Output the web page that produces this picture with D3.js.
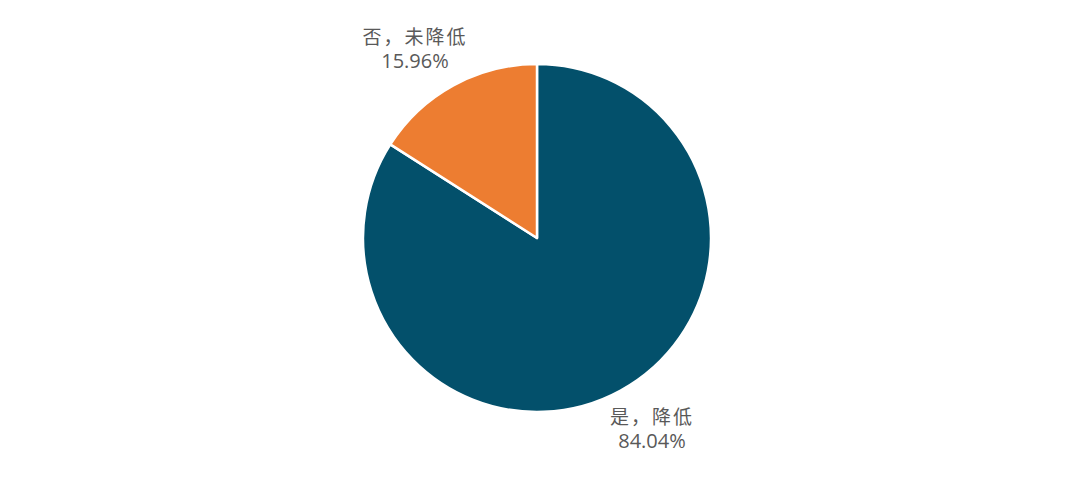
============================================================
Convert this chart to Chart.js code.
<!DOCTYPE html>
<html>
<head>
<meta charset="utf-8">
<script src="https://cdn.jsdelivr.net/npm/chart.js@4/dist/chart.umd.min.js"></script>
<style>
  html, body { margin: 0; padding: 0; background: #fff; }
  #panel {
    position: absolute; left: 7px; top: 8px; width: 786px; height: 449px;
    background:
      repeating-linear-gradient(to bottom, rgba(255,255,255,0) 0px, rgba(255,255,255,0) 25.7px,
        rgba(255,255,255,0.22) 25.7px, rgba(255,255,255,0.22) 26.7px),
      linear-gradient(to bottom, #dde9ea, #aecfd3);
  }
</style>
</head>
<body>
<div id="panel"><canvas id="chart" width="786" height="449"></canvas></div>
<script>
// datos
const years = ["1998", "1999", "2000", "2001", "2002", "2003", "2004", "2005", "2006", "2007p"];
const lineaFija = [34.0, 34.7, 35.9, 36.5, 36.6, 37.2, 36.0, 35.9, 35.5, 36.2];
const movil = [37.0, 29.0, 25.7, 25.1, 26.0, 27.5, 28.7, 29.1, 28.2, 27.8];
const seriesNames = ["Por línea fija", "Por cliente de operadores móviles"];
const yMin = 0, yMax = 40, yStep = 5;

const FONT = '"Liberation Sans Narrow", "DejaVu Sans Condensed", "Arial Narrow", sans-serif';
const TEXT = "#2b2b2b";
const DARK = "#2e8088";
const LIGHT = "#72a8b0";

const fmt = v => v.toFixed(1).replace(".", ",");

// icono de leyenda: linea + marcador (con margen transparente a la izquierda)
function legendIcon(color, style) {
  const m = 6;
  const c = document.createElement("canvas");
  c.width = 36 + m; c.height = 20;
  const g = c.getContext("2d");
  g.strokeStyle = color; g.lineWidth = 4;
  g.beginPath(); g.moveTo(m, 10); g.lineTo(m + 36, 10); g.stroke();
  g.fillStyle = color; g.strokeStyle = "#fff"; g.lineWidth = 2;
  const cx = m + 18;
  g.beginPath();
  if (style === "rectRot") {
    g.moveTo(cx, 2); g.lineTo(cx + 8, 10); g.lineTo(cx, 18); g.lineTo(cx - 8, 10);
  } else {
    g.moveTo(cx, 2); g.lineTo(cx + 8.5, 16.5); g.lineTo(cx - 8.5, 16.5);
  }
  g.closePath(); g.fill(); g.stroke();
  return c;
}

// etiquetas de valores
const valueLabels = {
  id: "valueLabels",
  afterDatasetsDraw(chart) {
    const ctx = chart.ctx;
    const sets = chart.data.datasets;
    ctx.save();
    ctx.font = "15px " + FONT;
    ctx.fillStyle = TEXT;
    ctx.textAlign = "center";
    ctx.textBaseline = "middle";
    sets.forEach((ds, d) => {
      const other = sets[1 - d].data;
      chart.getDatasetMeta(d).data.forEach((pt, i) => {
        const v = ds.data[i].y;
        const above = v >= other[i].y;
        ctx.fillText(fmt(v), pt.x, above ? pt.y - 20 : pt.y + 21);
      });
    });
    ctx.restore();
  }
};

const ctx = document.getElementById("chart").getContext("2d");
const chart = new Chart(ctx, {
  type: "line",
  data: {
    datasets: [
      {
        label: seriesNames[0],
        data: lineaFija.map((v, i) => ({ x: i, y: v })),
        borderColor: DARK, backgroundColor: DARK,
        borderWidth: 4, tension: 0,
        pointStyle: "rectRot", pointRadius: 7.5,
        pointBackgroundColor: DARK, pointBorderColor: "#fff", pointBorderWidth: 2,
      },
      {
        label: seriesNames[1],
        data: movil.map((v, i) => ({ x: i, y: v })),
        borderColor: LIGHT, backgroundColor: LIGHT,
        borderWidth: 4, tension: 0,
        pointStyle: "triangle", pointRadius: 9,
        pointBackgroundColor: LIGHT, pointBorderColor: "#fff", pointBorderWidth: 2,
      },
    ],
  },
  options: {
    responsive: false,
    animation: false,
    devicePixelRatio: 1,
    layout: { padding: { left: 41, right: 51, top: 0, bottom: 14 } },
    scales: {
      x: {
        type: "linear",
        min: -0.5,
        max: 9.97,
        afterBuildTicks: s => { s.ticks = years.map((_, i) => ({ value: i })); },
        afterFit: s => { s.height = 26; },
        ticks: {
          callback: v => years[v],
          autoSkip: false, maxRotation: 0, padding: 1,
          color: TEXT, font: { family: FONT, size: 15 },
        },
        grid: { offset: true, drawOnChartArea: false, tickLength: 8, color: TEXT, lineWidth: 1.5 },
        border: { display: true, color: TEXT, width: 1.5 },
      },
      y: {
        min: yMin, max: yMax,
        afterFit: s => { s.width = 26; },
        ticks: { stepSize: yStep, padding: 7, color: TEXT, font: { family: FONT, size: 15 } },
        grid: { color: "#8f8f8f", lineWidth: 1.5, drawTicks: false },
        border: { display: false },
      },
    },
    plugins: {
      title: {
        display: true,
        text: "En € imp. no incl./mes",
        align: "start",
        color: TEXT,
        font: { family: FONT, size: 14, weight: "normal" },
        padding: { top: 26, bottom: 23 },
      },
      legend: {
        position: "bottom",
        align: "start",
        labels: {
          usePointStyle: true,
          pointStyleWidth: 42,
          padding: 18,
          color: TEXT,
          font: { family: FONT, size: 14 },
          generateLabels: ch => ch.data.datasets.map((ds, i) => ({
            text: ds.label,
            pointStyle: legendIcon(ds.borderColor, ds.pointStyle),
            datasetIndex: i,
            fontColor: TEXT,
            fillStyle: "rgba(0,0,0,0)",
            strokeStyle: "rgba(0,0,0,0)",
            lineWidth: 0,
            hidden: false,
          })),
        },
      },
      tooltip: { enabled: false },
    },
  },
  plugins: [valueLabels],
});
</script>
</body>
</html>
============================================================
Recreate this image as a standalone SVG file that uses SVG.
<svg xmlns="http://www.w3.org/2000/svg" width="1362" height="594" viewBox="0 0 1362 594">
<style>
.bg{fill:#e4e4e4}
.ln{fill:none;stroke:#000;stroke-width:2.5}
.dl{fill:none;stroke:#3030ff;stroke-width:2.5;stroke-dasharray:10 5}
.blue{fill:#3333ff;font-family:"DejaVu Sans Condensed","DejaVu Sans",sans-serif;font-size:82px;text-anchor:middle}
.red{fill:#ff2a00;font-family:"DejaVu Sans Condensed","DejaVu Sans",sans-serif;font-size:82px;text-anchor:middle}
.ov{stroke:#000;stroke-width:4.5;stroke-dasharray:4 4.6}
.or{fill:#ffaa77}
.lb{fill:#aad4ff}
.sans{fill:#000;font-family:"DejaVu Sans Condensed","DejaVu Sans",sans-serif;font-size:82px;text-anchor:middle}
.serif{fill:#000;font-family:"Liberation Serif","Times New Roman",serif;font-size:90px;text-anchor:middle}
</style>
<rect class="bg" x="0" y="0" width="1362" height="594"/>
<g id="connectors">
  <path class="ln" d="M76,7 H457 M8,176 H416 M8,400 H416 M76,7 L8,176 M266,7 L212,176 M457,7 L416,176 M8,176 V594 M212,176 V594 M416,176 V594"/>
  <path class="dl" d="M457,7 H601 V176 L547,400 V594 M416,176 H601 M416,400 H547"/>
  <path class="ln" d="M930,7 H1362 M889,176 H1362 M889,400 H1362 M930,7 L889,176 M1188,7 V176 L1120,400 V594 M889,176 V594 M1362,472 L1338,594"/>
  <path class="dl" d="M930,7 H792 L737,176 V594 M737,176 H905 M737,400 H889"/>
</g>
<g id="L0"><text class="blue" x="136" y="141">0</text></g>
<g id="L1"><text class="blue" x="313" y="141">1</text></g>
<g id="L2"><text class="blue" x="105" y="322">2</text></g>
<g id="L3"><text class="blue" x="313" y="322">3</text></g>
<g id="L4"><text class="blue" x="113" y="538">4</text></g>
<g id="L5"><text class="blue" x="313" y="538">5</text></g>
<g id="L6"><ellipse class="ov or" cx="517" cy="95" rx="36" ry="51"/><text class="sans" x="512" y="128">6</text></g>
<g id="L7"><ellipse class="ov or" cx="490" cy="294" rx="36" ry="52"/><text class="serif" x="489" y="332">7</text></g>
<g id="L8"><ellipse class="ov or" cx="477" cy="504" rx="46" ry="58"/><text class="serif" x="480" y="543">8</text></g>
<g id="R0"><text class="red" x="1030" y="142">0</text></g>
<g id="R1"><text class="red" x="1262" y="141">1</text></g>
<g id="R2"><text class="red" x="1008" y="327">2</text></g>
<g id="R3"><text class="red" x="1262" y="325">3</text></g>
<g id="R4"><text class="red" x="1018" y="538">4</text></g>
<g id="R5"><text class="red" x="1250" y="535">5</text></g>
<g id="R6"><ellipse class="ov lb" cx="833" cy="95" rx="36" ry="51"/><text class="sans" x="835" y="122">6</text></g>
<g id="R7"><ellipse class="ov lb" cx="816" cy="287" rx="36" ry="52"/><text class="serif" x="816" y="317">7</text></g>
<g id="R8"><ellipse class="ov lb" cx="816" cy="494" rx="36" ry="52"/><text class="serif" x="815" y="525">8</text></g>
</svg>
============================================================
The task:
Reproduce exactly, and only, the lines from the one that contains "Convert this chart to Chart.js code." down to the one that contains "const fmt = v", both ends included.

The output:
Convert this chart to Chart.js code.
<!DOCTYPE html>
<html>
<head>
<meta charset="utf-8">
<script src="https://cdn.jsdelivr.net/npm/chart.js@4/dist/chart.umd.min.js"></script>
<style>
  html, body { margin: 0; padding: 0; background: #fff; }
  #panel {
    position: absolute; left: 7px; top: 8px; width: 786px; height: 449px;
    background:
      repeating-linear-gradient(to bottom, rgba(255,255,255,0) 0px, rgba(255,255,255,0) 25.7px,
        rgba(255,255,255,0.22) 25.7px, rgba(255,255,255,0.22) 26.7px),
      linear-gradient(to bottom, #dde9ea, #aecfd3);
  }
</style>
</head>
<body>
<div id="panel"><canvas id="chart" width="786" height="449"></canvas></div>
<script>
// datos
const years = ["1998", "1999", "2000", "2001", "2002", "2003", "2004", "2005", "2006", "2007p"];
const lineaFija = [34.0, 34.7, 35.9, 36.5, 36.6, 37.2, 36.0, 35.9, 35.5, 36.2];
const movil = [37.0, 29.0, 25.7, 25.1, 26.0, 27.5, 28.7, 29.1, 28.2, 27.8];
const seriesNames = ["Por línea fija", "Por cliente de operadores móviles"];
const yMin = 0, yMax = 40, yStep = 5;

const FONT = '"Liberation Sans Narrow", "DejaVu Sans Condensed", "Arial Narrow", sans-serif';
const TEXT = "#2b2b2b";
const DARK = "#2e8088";
const LIGHT = "#72a8b0";

const fmt = v => v.toFixed(1).replace(".", ",");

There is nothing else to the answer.